La fille de Mrimba fit la commission à son père, qui admit le fait. Mais il ajouta : « Dites au sultan Ali qu’il doit alors étaler du tissu pour moi tout le long du chemin, afin que je puisse marcher jusqu’au Continent. Je ne suis pas d’accord si cela échoue ». Sa fille fit le chemin en sens inverse. Et le sultan finit par accepter le souhait du vieux Mrimba. Il étendit du tissu, de Kisiwani au Continent opposé, et Mrimba passa par-dessus. . . Nous ne sommes donc pas que des descendants de Sémites. Nous sommes, également, les descendants d’Africains venus de l’Afrique centrale (Wanyamwezi), de la Corne d’Afrique (Beja) et d’Afrique de l’Est (Machinga). Cela ne s’arrête pas là, puisque certains ont des ancêtres Austronésiens et, plus récemment, des aïeux Européens.

Rabouba Jr Al Shahashahani


[1] Ses hommes et femmes ont pris la mer pour aller fonder divers villages comme celui de Mzamboro, bâti par les Wazambara. Leur venue a été causée par la guerre contre les Himyarites qui ont été envoyés sur leur territoire par le roi (tubba) de ces derniers dans le but de chercher de l’or et édifier des comptoirs au profit de leur royaume.
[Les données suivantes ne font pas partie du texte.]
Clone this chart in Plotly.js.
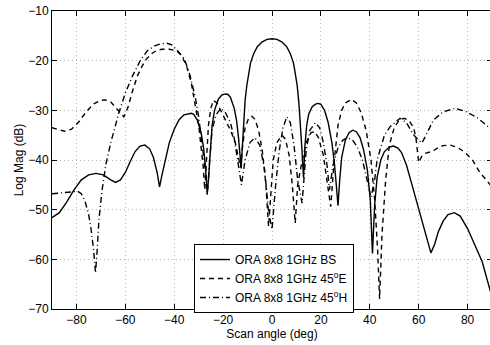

[2] Pour rappel, Fe Ntrambavu est désigné comme compagnon de Fe Mdjonga. Ces individus, selon Damir Ben Ali, sont arrivés du pays Unyamwezi au cours du IIIe siècle. D’après Moussa Saïd Ahmed, ils ont, d’abord, transité par Pemba, avant d’accoster au Sud de Ngazidja, précisément, à Male.

[3] Il faut savoir que l’ère Beja était éparpillée sur l’ensemble de l’archipel. A Maore, nous avions le souverain, Beja Mdu, de l’ancien village de Dembeni.

[4] A. Paul, A History of the Beja Tribes of the Sudan, 1954.

[5] Mohamed-Tahir Hamid Ahmed, Paroles d’Hommes Honorables, Essai d’anthropologie poétique des Bedja du Soudan, 2005.

[6] Revue Ya Mkobe, numéro 1, 1984.

[7] Derek Nurse et Thomas Spear, The Swahili Reconstructing the History and Language of an African society, 800-1500, 1985.

[8] Dans une autre version le nom est ‘Ali bin Hasan al Fârisî.